前面一系列文章介绍了如何在飞腾派上运行经典机器学习算法,同时统计了飞腾派运行这些算法的时间。从本篇文章开始,接下来将介绍深度学习算法在飞腾派的部署与使用。
随着深度学习在目标检测,目标识别,目标分割领域的成功实践,其在机器视觉的重要性毋庸置疑。作为边缘设备,飞腾派不需要对深度模型进行训练,在使用时用户更关注飞腾派的推理性能。
飞腾派的CPU采用的是飞腾四核处理器,包括两颗1.8GHz的FTC664
和两颗1.5GHz的FTC310
兼容ARM v8指令集,搭载64位DDR内存,实际性能表现接近树莓派4b。
尽管没有像其他CPU例如RK3588,RK3568,全志V853一样搭载推理专用的NPU,然而飞腾派可以借助板载的Mini PCIe
接口连接边缘计算推理卡,或者借助USB3.0连接dangle推理器例如SONGKE® TPU
,Intel® VPU
,Intel® NCS2
等加强神经网络加速。本篇文章将介绍如何在飞腾派上实现数字识别。
1. 环境准备
为了在飞腾派上部署深度学习模型,我们一般需要完成两个方面的工作:1)获得并训练模型 2)部署模型。为了保持过程的一致性,本文选用Google TensorFlow
作为深度学习框架,与Pytorch
相比,TensorFlow
拥有更深的深度学习工业基础,提供一系列的工具方便训练与部署。在主机端使用TensorFlow
训练模型,使用TensorFlow Lite
或者TensorFlow Micro
将模型部署到边缘设备中进行推理。
1.1 安装Tensorflow
在PC端安装Tensorflow至少需要满足以下要求:
- Python 3.8-3.11
- Ubuntu 16.04 or later / Windows 10
- NVIDIA GPU Driver (如果需要GPU)
tensorflow从2.10开始不再原生Windows 支持NVIDIA GPU
由于作者常用机为Windows10,因此本文将介绍使用在Windows 10安装Tensorflow 2.10,Linux的安装请参考Tensorflow安装指南
- 安装MiniConda
Miniconda是Anaconda的简化版本,可以在系统创建一个隔离的Python开发环境,直接下载miniconda安装包,双击安装包即可安装。 - 创建conda环境
- 使用
Win + x
,唤起开始菜单,选择运行
,键入pwsh
,进入powershell。 - 进入miniconda安装位置,激活conda环境
$ cd D:\miniconda\shell\condabin
$ .\conda-hook.ps1
$ conda activate base
- 创建tf环境。注意:激活后,powershell命令行将带有
base
或tf
环境前缀以指示当前conda环境
(base) PS C:\Users> conda create --name tf python=3.9
(base) PS C:\Users> conda activate tf
(tf) PS C:\Users>
- 安装cuda与cudnn
(tf) PS C:\Users> conda install -c conda-forge cudatoolkit=11.2 cudnn=8.1.0
- 安装tensorflow并验证
(tf) PS C:\Users> pip install --upgrade pip -i https://mirrors.cloud.tencent.com/pypi/simple
(tf) PS C:\Users> pip install "tensorflow<2.11" -i https://mirrors.cloud.tencent.com/pypi/simple
(tf) PS C:\Users> python -c "import tensorflow as tf; print(tf.config.list_physical_devices('GPU'))"

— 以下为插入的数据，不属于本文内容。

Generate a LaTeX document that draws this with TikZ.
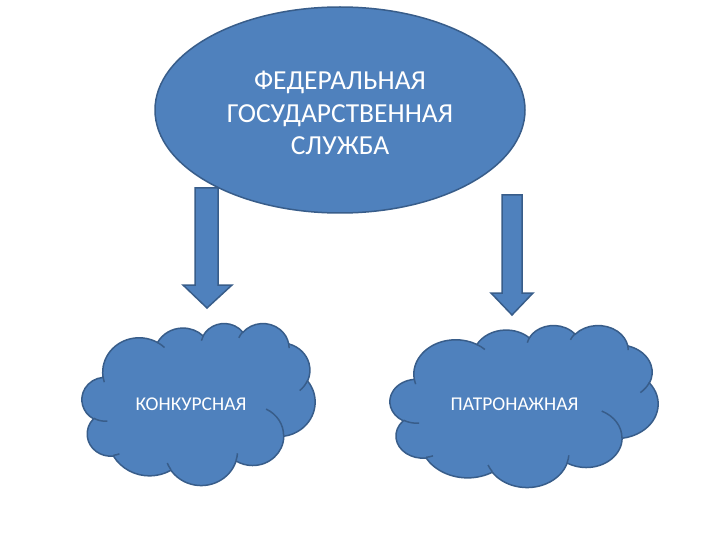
\documentclass[tikz,border=0pt]{standalone}
\usepackage{fontspec}
\setmainfont{Carlito}
\usepackage{tikz}
\usetikzlibrary{shapes.geometric}
\definecolor{ppfill}{HTML}{4F81BD}
\definecolor{ppline}{HTML}{385D8A}
\tikzstyle{service}    = [ellipse, draw=ppline, line width=1.5pt, fill=ppfill, minimum width=370pt, minimum height=206pt, inner sep=0pt]
\tikzstyle{servicetext} = [text=white, align=center, font=\fontsize{27.5}{32.5}\selectfont]
\tikzstyle{kindtext}   = [text=white, font=\fontsize{19.5}{24}\selectfont]
\tikzstyle{blockarrow} = [draw=ppline, line width=1.5pt, fill=ppfill, line join=miter]
\tikzstyle{puffline}   = [draw=ppline, line width=1.5pt]
% cloud outline in a 432 x 432 box, origin top left
\tikzset{pics/kindcloud/.style={code={
    \filldraw[puffline, fill=ppfill] (39,143.7)
        arc[start angle=172.26, delta angle=128.13, x radius=67.53, y radius=91.90]
        arc[start angle=-152.02, delta angle=106.56, x radius=53.33, y radius=72.67]
        arc[start angle=-153.50, delta angle=116.20, x radius=43.65, y radius=59.45]
        arc[start angle=-139.80, delta angle=129.63, x radius=48.57, y radius=65.95]
        arc[start angle=-74.78, delta angle=98.01, x radius=53.33, y radius=72.73]
        arc[start angle=-37.49, delta angle=119.34, x radius=67.75, y radius=92.20]
        arc[start angle=0.46, delta angle=121.57, x radius=57.85, y radius=78.67]
        arc[start angle=16.87, delta angle=129.30, x radius=67.52, y radius=92.15]
        arc[start angle=59.05, delta angle=91.09, x radius=77.20, y radius=105.43]
        arc[start angle=83.29, delta angle=139.72, x radius=43.60, y radius=59.18]
        arc[start angle=120.25, delta angle=143.88, x radius=43.45, y radius=59.45]
        -- cycle;
    \draw[puffline] (46.93,261.77) arc[start angle=85.57, delta angle=34.70, x radius=43.45, y radius=59.45];
    \draw[puffline] (69.28,348.99) arc[start angle=68.23, delta angle=15.06, x radius=43.60, y radius=59.18];
    \draw[puffline] (164.78,390.90) arc[start angle=146.17, delta angle=12.30, x radius=67.52, y radius=92.15];
    \draw[puffline] (288.27,347.51) arc[start angle=4.74, delta angle=12.13, x radius=67.52, y radius=92.15];
    \draw[puffline] (341.29,229.54) arc[start angle=-64.03, delta angle=64.49, x radius=57.85, y radius=78.67];
    \draw[puffline] (417.98,153.54) arc[start angle=23.23, delta angle=26.40, x radius=53.33, y radius=72.73];
    \draw[puffline] (383.24,54.26) arc[start angle=-10.17, delta angle=10.99, x radius=48.57, y radius=65.95];
    \draw[puffline] (290.78,39.52) arc[start angle=-156.29, delta angle=16.49, x radius=48.57, y radius=65.95];
    \draw[puffline] (221.41,47.20) arc[start angle=-167.73, delta angle=14.23, x radius=43.65, y radius=59.45];
    \draw[puffline] (140.00,51.92) arc[start angle=-59.61, delta angle=13.87, x radius=67.53, y radius=91.90];
    \draw[puffline] (41.27,157.89) arc[start angle=163.19, delta angle=9.07, x radius=67.53, y radius=91.90];
}}}

\begin{document}
\begin{tikzpicture}[x=1pt, y=-1pt]
    \useasboundingbox (0,0) rectangle (720,540);
    \fill[white] (0,0) rectangle (720,540);

    \node[service] (fgs) at (340,110) {};
    \node[servicetext] (fgstext) at (340,113) {ФЕДЕРАЛЬНАЯ\\ГОСУДАРСТВЕННАЯ\\СЛУЖБА};

    \pic[xscale=0.5394, yscale=0.375] (konk) at (82,323) {kindcloud};
    \pic[xscale=0.6204, yscale=0.375] (patr) at (390,325) {kindcloud};
    \node[kindtext] (konktext) at (191,404) {КОНКУРСНАЯ};
    \node[kindtext] (patrtext) at (514.5,404) {ПАТРОНАЖНАЯ};

    % block arrows from the service to each kind
    \draw[blockarrow] (195,188) -- (218,188) -- (218,285) -- (232,285) -- (207,308) -- (183,285) -- (195,285) -- cycle;
    \draw[blockarrow] (502,195) -- (522,195) -- (522,293) -- (533,293) -- (512,315) -- (491,293) -- (502,293) -- cycle;
\end{tikzpicture}
\end{document}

[PhysicalDevice(name='/physical_device:GPU:0', device_type='GPU')]
1.2 安装Tensorflow lite
由于google已经提供基于Debian ARM64的tflite Linux aarch64 pip包,因此在飞腾派上安装Tensorflow lite相对简单。
- 安装pip
$ sudo apt install python3-pip
- 安装tflite-runtime
$ python3 -m pip install -U pip -i https://mirrors.cloud.tencent.com/pypi/simple
$ python3 -m pip install tflite-runtime -i https://mirrors.cloud.tencent.com/pypi/simple
2. 代码时间
2.1 训练LeNet模型
LeNet模型由Yann LeCun在1998年设计并提出的,是一种非常经典的卷积神经网络模型,先使用Tensorflow API实现这个模型。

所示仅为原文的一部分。